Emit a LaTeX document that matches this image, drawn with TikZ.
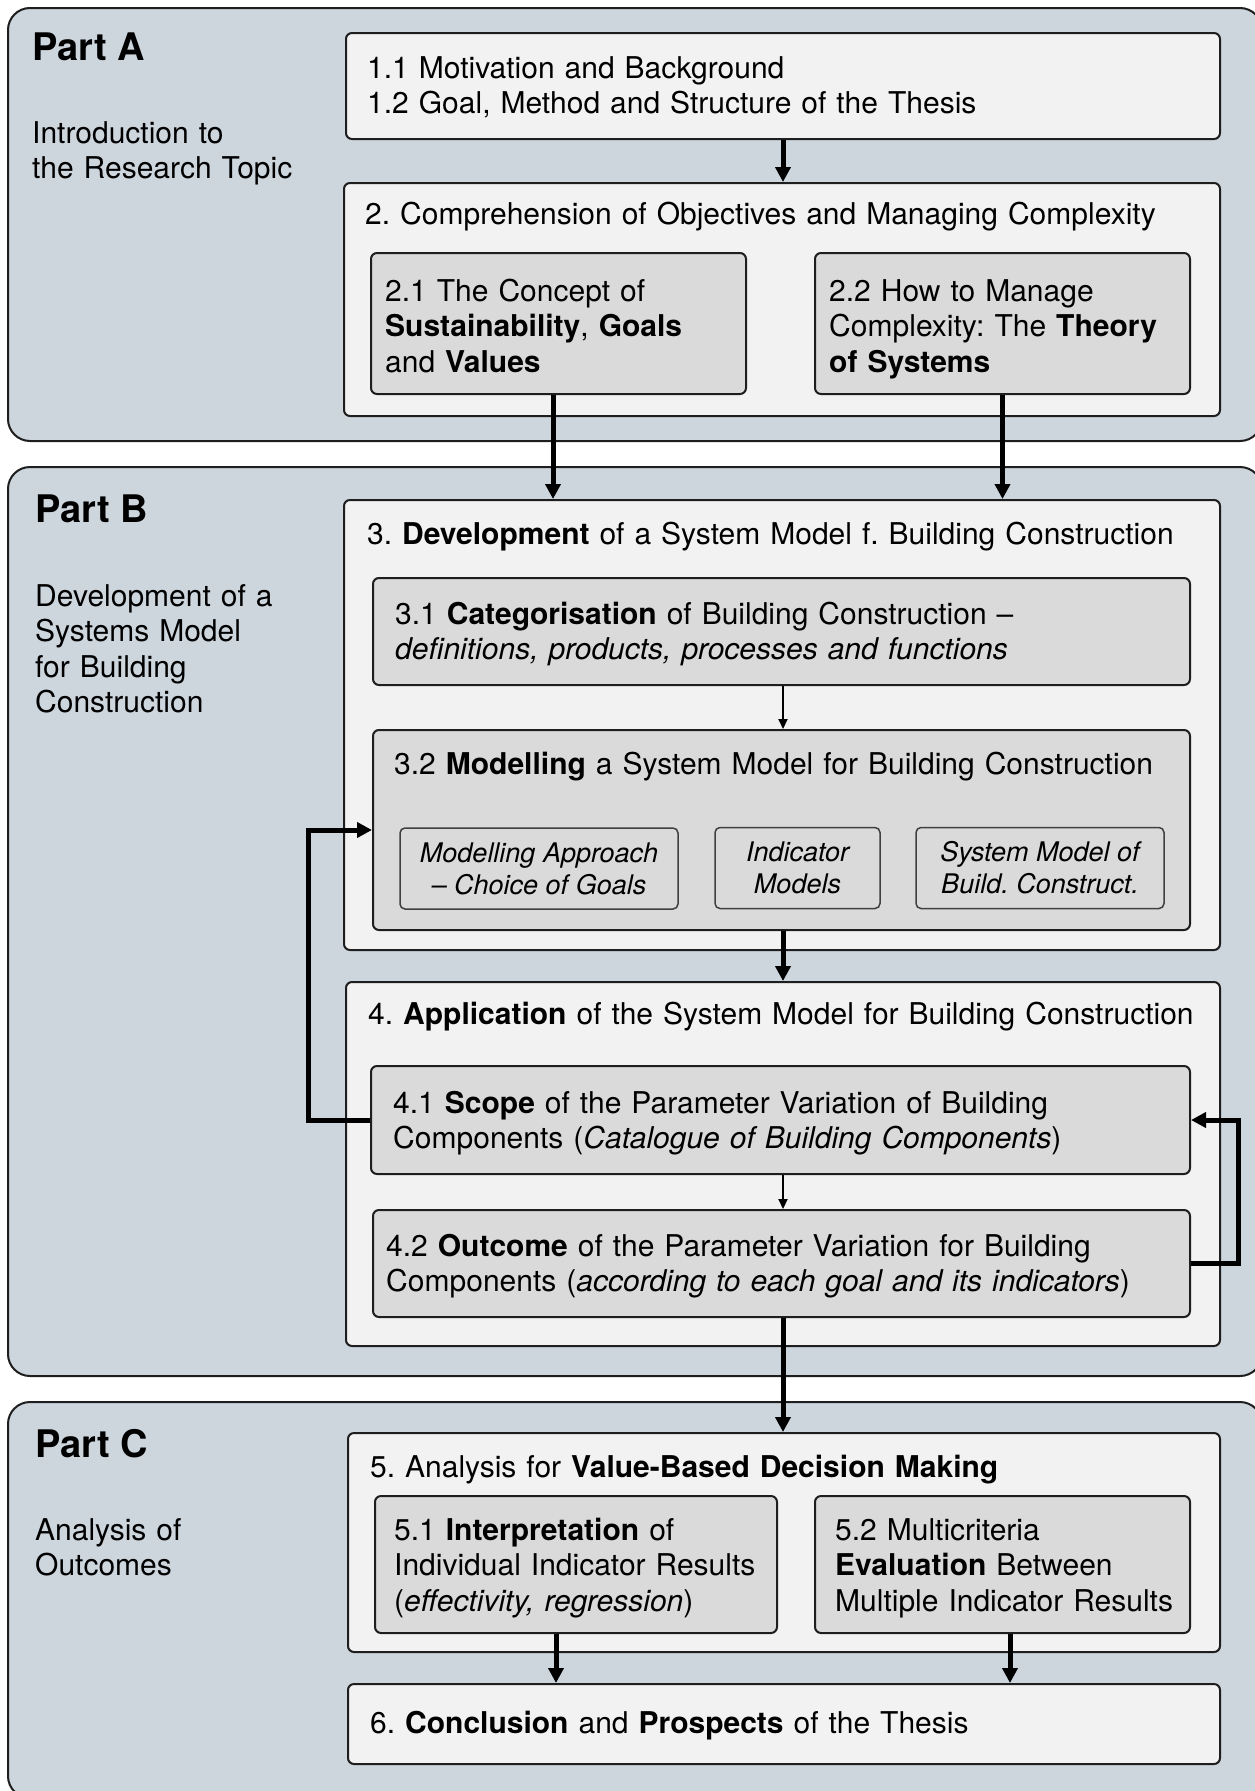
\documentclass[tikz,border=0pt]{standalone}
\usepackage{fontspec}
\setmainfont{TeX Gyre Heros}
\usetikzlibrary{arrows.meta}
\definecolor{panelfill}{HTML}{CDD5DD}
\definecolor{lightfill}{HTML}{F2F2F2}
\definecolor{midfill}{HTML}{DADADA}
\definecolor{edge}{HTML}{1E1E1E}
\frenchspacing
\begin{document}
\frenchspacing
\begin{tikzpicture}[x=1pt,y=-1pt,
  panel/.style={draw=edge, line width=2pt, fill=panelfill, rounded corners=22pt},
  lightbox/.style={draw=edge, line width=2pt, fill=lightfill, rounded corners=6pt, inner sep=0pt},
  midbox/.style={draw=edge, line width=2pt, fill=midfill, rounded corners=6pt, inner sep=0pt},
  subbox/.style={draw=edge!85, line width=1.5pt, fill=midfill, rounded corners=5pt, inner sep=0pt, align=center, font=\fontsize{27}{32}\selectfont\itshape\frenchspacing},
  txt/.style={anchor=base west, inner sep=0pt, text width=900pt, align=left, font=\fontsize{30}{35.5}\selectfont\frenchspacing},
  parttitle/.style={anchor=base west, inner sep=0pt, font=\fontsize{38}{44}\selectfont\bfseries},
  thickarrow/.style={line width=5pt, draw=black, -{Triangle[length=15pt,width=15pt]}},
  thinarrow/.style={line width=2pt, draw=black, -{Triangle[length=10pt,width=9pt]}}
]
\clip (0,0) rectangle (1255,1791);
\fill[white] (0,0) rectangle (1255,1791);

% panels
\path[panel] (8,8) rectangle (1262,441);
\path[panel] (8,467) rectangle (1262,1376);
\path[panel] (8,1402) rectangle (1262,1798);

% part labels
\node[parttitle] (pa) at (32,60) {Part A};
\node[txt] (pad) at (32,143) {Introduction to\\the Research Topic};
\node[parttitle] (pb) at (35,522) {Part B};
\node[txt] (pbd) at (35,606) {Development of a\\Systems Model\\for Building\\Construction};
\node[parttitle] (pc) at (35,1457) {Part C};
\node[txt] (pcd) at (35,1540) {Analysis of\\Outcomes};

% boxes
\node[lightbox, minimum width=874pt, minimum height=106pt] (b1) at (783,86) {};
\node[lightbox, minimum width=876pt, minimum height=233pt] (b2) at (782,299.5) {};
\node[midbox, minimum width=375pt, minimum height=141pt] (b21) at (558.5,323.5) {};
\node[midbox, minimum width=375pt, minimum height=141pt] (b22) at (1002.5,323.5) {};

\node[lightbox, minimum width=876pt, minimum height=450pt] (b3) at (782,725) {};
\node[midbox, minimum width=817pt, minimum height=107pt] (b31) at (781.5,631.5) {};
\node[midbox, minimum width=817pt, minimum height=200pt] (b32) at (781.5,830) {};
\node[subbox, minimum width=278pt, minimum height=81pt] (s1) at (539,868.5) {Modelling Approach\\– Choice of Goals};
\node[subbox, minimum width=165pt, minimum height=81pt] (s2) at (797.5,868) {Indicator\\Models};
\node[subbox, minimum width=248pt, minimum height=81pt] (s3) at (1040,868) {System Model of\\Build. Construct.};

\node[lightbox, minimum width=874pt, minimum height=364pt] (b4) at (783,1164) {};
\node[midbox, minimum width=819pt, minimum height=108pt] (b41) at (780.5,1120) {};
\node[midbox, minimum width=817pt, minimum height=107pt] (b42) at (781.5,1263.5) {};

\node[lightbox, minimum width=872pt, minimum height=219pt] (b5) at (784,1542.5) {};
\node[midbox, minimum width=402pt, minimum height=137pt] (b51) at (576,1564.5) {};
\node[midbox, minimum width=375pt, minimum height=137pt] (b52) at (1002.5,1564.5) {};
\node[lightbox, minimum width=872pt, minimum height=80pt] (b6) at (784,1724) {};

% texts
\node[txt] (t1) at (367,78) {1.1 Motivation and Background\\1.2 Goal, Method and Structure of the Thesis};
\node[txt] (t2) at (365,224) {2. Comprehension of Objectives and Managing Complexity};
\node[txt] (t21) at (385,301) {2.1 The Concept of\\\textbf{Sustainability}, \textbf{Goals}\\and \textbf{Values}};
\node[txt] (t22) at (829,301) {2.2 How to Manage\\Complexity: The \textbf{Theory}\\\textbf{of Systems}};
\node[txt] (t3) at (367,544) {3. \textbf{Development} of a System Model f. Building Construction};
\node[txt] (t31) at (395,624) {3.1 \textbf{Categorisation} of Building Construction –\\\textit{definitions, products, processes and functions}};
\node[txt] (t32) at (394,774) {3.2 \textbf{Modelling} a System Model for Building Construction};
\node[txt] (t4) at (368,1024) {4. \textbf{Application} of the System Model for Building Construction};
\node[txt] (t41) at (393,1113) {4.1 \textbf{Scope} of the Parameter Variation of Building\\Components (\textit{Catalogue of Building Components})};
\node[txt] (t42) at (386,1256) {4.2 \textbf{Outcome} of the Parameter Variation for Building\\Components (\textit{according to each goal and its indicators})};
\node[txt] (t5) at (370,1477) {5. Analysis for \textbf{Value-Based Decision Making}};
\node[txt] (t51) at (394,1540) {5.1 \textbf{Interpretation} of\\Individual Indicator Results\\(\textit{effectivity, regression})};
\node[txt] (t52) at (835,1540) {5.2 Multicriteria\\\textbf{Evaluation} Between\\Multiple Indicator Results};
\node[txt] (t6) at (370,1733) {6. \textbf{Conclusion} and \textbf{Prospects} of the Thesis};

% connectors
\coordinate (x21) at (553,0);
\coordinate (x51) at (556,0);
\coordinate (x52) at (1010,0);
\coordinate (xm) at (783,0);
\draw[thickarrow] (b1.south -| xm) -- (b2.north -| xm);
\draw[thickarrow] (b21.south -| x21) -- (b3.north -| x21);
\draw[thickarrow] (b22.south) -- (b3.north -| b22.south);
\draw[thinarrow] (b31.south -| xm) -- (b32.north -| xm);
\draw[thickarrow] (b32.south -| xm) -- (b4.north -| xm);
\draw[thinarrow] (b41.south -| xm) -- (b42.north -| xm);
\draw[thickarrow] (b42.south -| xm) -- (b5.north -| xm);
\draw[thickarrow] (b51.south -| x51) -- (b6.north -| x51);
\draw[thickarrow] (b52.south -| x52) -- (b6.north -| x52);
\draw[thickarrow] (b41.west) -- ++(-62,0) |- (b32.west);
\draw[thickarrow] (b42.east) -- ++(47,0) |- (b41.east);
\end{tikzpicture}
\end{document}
----
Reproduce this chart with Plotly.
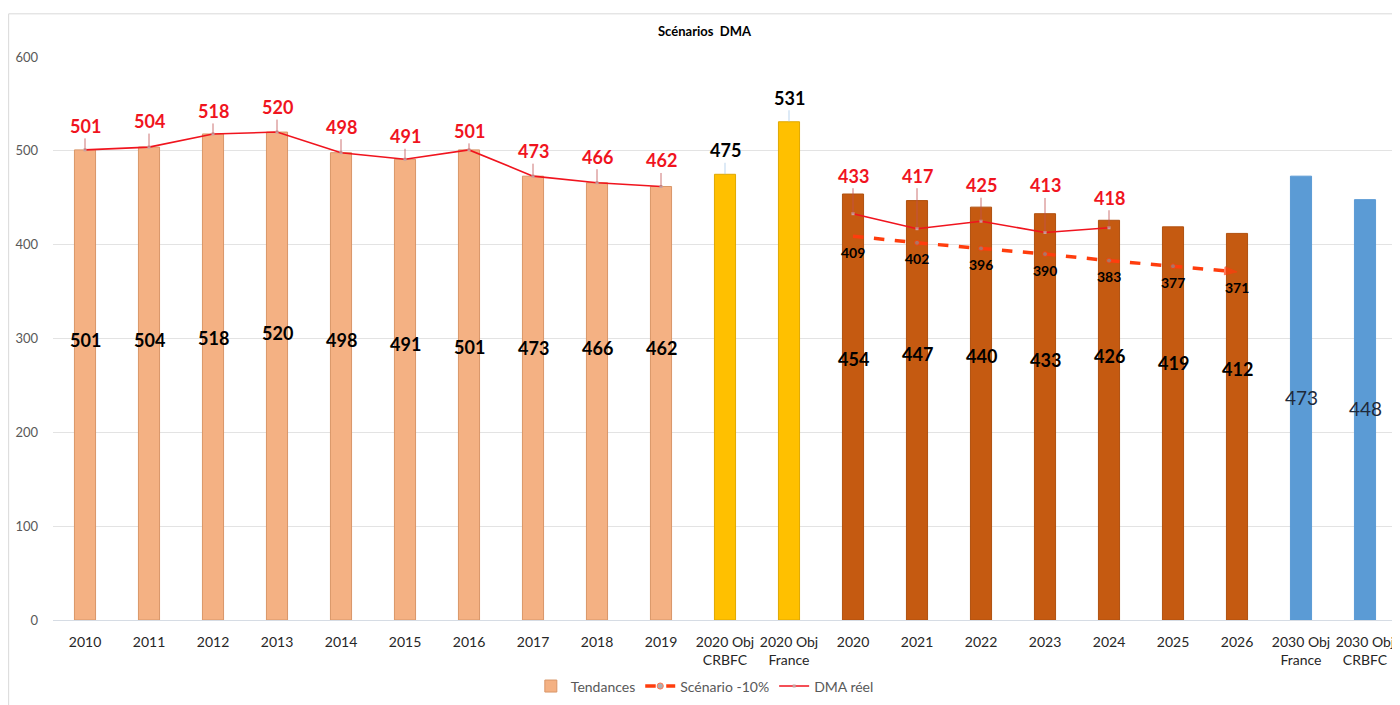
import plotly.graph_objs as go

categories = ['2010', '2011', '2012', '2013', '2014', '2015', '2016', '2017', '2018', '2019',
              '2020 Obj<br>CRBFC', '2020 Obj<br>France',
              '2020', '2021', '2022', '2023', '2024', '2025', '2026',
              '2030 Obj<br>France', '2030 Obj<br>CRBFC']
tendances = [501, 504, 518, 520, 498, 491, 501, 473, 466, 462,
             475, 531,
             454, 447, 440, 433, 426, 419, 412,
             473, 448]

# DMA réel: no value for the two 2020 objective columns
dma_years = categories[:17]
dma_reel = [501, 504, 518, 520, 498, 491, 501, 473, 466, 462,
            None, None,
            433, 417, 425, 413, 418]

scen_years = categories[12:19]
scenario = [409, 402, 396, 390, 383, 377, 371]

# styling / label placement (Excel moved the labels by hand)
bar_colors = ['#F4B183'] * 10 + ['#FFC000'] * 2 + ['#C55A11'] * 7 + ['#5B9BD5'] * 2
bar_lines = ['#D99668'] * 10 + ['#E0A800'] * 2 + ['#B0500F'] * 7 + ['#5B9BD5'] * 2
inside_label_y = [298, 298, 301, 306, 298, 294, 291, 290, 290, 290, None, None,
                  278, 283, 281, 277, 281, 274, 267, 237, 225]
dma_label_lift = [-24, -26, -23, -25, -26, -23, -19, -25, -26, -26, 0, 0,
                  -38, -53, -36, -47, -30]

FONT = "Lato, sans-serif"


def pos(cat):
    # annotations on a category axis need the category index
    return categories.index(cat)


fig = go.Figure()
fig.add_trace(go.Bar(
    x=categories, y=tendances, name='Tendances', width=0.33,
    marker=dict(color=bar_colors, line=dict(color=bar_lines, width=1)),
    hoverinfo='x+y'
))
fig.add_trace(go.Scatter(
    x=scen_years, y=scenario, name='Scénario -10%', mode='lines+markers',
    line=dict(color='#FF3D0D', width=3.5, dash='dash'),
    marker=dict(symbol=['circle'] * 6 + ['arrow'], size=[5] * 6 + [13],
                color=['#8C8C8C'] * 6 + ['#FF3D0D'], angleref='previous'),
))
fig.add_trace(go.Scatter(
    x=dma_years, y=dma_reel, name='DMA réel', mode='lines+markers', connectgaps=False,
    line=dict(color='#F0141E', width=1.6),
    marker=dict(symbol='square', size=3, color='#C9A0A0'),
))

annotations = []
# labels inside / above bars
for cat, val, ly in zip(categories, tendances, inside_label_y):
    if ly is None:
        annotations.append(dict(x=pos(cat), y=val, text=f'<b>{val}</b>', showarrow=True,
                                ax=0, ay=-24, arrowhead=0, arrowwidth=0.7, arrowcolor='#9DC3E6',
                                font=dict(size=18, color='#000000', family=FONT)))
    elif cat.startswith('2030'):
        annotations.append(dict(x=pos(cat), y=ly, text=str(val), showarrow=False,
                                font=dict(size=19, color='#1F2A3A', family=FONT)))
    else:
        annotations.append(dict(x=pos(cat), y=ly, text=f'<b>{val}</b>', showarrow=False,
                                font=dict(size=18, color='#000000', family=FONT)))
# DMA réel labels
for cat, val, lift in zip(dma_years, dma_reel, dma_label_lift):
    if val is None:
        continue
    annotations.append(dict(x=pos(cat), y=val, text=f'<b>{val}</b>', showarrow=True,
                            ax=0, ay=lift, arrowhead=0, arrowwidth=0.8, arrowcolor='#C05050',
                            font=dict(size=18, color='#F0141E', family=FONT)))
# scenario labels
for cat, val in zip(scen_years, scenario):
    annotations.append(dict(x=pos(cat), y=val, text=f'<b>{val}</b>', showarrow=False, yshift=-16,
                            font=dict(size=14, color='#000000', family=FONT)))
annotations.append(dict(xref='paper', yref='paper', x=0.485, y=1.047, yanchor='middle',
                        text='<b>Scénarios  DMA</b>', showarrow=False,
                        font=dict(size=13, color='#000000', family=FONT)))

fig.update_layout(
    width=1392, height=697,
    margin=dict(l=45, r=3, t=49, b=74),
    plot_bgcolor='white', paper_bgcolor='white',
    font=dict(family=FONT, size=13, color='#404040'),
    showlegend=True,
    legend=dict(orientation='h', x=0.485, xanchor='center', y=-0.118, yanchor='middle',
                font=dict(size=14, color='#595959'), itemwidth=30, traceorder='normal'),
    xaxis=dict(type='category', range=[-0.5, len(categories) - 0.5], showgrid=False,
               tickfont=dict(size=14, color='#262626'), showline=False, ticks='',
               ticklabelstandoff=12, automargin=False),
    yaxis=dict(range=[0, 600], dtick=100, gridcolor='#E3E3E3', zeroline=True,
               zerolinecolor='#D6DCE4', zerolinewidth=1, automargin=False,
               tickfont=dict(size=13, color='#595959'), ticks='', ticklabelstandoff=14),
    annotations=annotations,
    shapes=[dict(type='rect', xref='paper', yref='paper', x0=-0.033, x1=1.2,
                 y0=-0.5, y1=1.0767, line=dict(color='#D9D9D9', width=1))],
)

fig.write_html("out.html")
----
Task requirements = Using the data above, extract exactly the lines from the one containing "Emit a LaTeX" through the one containing "(pcd) at (35,1540)". Pictures are left out.

Solution =
Emit a LaTeX document that matches this image, drawn with TikZ.
\documentclass[tikz,border=0pt]{standalone}
\usepackage{fontspec}
\setmainfont{TeX Gyre Heros}
\usetikzlibrary{arrows.meta}
\definecolor{panelfill}{HTML}{CDD5DD}
\definecolor{lightfill}{HTML}{F2F2F2}
\definecolor{midfill}{HTML}{DADADA}
\definecolor{edge}{HTML}{1E1E1E}
\frenchspacing
\begin{document}
\frenchspacing
\begin{tikzpicture}[x=1pt,y=-1pt,
  panel/.style={draw=edge, line width=2pt, fill=panelfill, rounded corners=22pt},
  lightbox/.style={draw=edge, line width=2pt, fill=lightfill, rounded corners=6pt, inner sep=0pt},
  midbox/.style={draw=edge, line width=2pt, fill=midfill, rounded corners=6pt, inner sep=0pt},
  subbox/.style={draw=edge!85, line width=1.5pt, fill=midfill, rounded corners=5pt, inner sep=0pt, align=center, font=\fontsize{27}{32}\selectfont\itshape\frenchspacing},
  txt/.style={anchor=base west, inner sep=0pt, text width=900pt, align=left, font=\fontsize{30}{35.5}\selectfont\frenchspacing},
  parttitle/.style={anchor=base west, inner sep=0pt, font=\fontsize{38}{44}\selectfont\bfseries},
  thickarrow/.style={line width=5pt, draw=black, -{Triangle[length=15pt,width=15pt]}},
  thinarrow/.style={line width=2pt, draw=black, -{Triangle[length=10pt,width=9pt]}}
]
\clip (0,0) rectangle (1255,1791);
\fill[white] (0,0) rectangle (1255,1791);

% panels
\path[panel] (8,8) rectangle (1262,441);
\path[panel] (8,467) rectangle (1262,1376);
\path[panel] (8,1402) rectangle (1262,1798);

% part labels
\node[parttitle] (pa) at (32,60) {Part A};
\node[txt] (pad) at (32,143) {Introduction to\\the Research Topic};
\node[parttitle] (pb) at (35,522) {Part B};
\node[txt] (pbd) at (35,606) {Development of a\\Systems Model\\for Building\\Construction};
\node[parttitle] (pc) at (35,1457) {Part C};
\node[txt] (pcd) at (35,1540) {Analysis of\\Outcomes};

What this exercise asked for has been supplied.